The launch of Symbiotic vaults represents a groundbreaking development for the restaking primitive. These new vaults will enable deeper liquidity, introduce a new restaking interface, and provide the flexibility to curate various vault strategies with distinct risk profiles.
On day one, we launched five Gauntled-curated Symbiotic Vaults:
- Gauntlet Restaking wstETH
- Gauntlet Restaking cbETH
- Gauntlet Restaking wBETH
- Gauntlet Restaking swETH
- Gauntlet Restaking rETH
Users of Gauntlet-curated Restaking Vaults will collect Symbiotic Points in addition to staker rewards.
In 2023, restaking emerged as a new approach to pooled security, and we inquisitively went down the rabbit hole. We researched the emerging risk and allocation questions to help our partners, including Puffer, Swell, and Fragmetric, as well as the industry at large, better understand this quickly growing space. After more than a year immersed in restaking, we are even more confident that restaking represents an important cryptoeconomic primitive. You can read some of our past research below or visit our content resources page and explore our 2024 recap:
- AVS Selection Framework: We lay out a mathematical framework for approaching AVS selection, which will ultimately drive better capital efficiency.

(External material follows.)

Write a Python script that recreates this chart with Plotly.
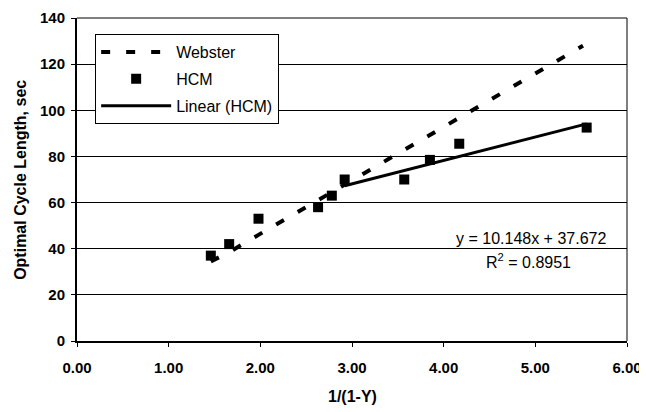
import plotly.graph_objects as go

# HCM observed points
hcm_x = [1.46, 1.66, 1.98, 2.63, 2.78, 2.92, 3.57, 3.85, 4.17, 5.56]
hcm_y = [37, 42, 53, 58, 63, 70, 70, 78.5, 85.5, 92.5]

# Webster curve
web_x = [1.46, 1.66, 1.98, 2.63, 2.78, 2.92, 3.57, 3.85, 4.17, 5.52]
web_y = [34.5, 38.5, 46, 61, 64.5, 67.5, 83, 89, 96.5, 128]

# Linear trendline (HCM): y = slope*x + intercept, drawn over this x range
trend_slope = 10.148
trend_intercept = 37.672
trend_x = [2.92, 5.56]
trend_y = [trend_slope * v + trend_intercept for v in trend_x]

x_ticks = [0, 1, 2, 3, 4, 5, 6]
x_tick_labels = ["0.00", "1.00", "2.00", "3.00", "4.00", "5.00", "6.00"]
y_ticks = [0, 20, 40, 60, 80, 100, 120, 140]

FONT = "Liberation Sans, Arial, sans-serif"

fig = go.Figure()
fig.add_trace(go.Scatter(
    x=web_x, y=web_y, mode="lines", name="Webster", legendgroup="a",
    line=dict(color="black", width=4, dash="9px,16px"),
))
fig.add_trace(go.Scatter(
    x=hcm_x, y=hcm_y, mode="markers", name="HCM", legendgroup="b",
    marker=dict(symbol="square", size=10, color="black"),
))
fig.add_trace(go.Scatter(
    x=trend_x, y=trend_y, mode="lines", name="Linear (HCM)", legendgroup="c",
    line=dict(color="black", width=3),
))

fig.add_annotation(
    x=5.79, y=44.6, xref="x", yref="y", xanchor="right", yanchor="middle",
    text="y = 10.148x + 37.672", showarrow=False,
    font=dict(family=FONT, size=16, color="black"),
)
fig.add_annotation(
    x=4.92, y=34.8, xref="x", yref="y", xanchor="center", yanchor="middle",
    text="R<sup>2</sup> = 0.8951", showarrow=False,
    font=dict(family=FONT, size=16, color="black"),
)
# axis titles
fig.add_annotation(
    x=-0.103, y=0.5, xref="paper", yref="paper", xanchor="center", yanchor="middle",
    text="<b>Optimal Cycle Length, sec</b>", textangle=-90, showarrow=False,
    font=dict(family=FONT, size=16, color="black"),
)
fig.add_annotation(
    x=0.5, y=-0.173, xref="paper", yref="paper", xanchor="center", yanchor="middle",
    text="<b>1/(1-Y)</b>", showarrow=False,
    font=dict(family=FONT, size=16, color="black"),
)

# page body has an 8px margin, so the figure is sized to fill the rest of the window
fig.update_layout(
    width=639, height=404,
    margin=dict(l=69, r=20, t=10, b=71),
    paper_bgcolor="white", plot_bgcolor="white",
    font=dict(family=FONT, size=15, color="black"),
    showlegend=True,
    legend=dict(
        x=0.033, y=0.950, xanchor="left", yanchor="top",
        bgcolor="white", bordercolor="black", borderwidth=1,
        font=dict(family=FONT, size=16, color="black"),
        itemwidth=70, traceorder="grouped", tracegroupgap=3,
    ),
    xaxis=dict(
        range=[0, 6], tickvals=x_ticks, ticktext=x_tick_labels,
        showgrid=False, zeroline=False, automargin=False,
        showline=True, linecolor="black", linewidth=2,
        ticks="outside", ticklen=4, tickcolor="black",
        ticklabelstandoff=8, ticklabeloverflow="allow",
        tickfont=dict(family=FONT, size=15, color="black", weight="bold"),
    ),
    yaxis=dict(
        range=[0, 140], tickvals=y_ticks, automargin=False,
        showgrid=True, gridcolor="black", gridwidth=1, zeroline=False,
        showline=True, linecolor="black", linewidth=2,
        ticks="outside", ticklen=4, tickcolor="black",
        ticklabelstandoff=3, ticklabeloverflow="allow",
        tickfont=dict(family=FONT, size=15, color="black", weight="bold"),
    ),
)

# top and right-hand plot border
fig.add_shape(type="line", xref="paper", yref="paper", x0=1, x1=1, y0=0, y1=1,
              line=dict(color="black", width=1))
fig.add_shape(type="line", xref="paper", yref="paper", x0=0, x1=1, y0=1, y1=1,
              line=dict(color="black", width=1))

fig.write_html("out.html")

- Optimizing AVS Allocations for Liquid Restaking Tokens: We explore various options for EtherFi’s AVS allocation strategy and determine how it may impact its yield accrual.
- Restaking Collateral Health: We suggest a comprehensive framework for evaluating collateral health in the context of restaking protocols and AVSs. An AVS’s economic security is associated with the price stability of its collateral, since a drop in the collateral’s market value can create profitable attacks to corrupt the AVS.
In this blog, we cover:
- A (re)primer on staking
- A breakdown of our vaults: the structure of Symbiotic Vaults and our vault strategies
The case for restaking: a (re)primer
The core of Restaking is about using staked capital to secure more than a single PoS network — a concept known as shared security.
A proof-of-stake (PoS) network like Ethereum gains security, resiliency, and trustless consensus from node operators, called validators, that stake capital to participate in the network. Validators are incentivized by slashing to be reliable and act honestly, given their financial stake in the network. If an Ethereum validator acts dishonestly or makes significant mistakes, they may lose a portion of their staked tokens (i.e., slashing).
In addition, as staking yield innovation has developed, yield itself has compressed. Vaults offer a new source of staking yield.
Restaking builds on the idea of staking by strategically reusing staked capital to secure blockchain infrastructure projects built on an underlying PoS chain that require their own network of nodes to handle whatever consensus operations are necessary. This approach leverages the inherent security and consensus-building capabilities of PoS networks to secure a broader range of projects while allowing stakers and node operators to increase the rewards they earn from their staked capital (though not without accepting additional risk).
Breaking down our vaults: isolated strategies
Symbiotic Vaults open a new path for restakers to access risk-adjusted yield on their restaking capital without having to directly allocate to operators or use an LRT. The flexibility built into Symbiotic Vaults allows curators like Gauntlet to tailor different vaults to specific risk profiles.
The structure of Symbiotic Vaults
Vaults serve as a flexible staking layer connecting collateral to networks. Users can deposit their collateral into vaults and benefit from staker and network rewards in the form of risk-adjusted yield. Curators like Gauntlet decide where to allocate that collateral (shared security) and can tailor the risk profile of each vault by determining which networks and operators have access to the collateral.
The main pillars of a Restaking Vault include:
- Collateral asset (ERC20) — users supply this asset into the vault
- Operators — the vault allocates to a set number of operators
- Networks — operators allocate to networks predetermined by the vault curator
Two important actors play a central role in Restaking: operators and networks, where operators can allocate across N networks. Vaults allow curators to manage the economic risks that arise from allocating across various operators. The matrix of allocations across and between operators and networks is the variable that defines the different risk profiles on Symbiotic Restaking Vaults.
Our vault strategies
Our vaults run isolated strategies, with one collateral type per vault at launch. Each vault has a unique risk profile determined by the underlying restaking collateral and the mix of Operators and Networks to which the collateral is allocated.
Our five initial Symbiotic vaults aim to maximize the number of network allocations without exposing users to excess slashing risk across all preferred collateral options. To accomplish this, we approach each vault by evaluating network allocation, collateral selection, and operator onboarding. Follow our socials for new network announcements.
To ensure risk is managed beyond the allocation decision, we have instituted both onchain and off-chain controls to enhance monitoring and slashing response. As the number of networks expands, so will the available strategies that we can deploy as a curator. At launch, we will be running a minimax allocation strategy. Over time, we will expand our vault set to include the following strategies:
- Target risk-optimized yield volatility
- Passive vs. active restaking yield from Networks
- Broadly adopted DeFi assets vs. network tokens
- Growth asset yield
- Category-specific vaults (DA, interoperability, infrastructure, etc.)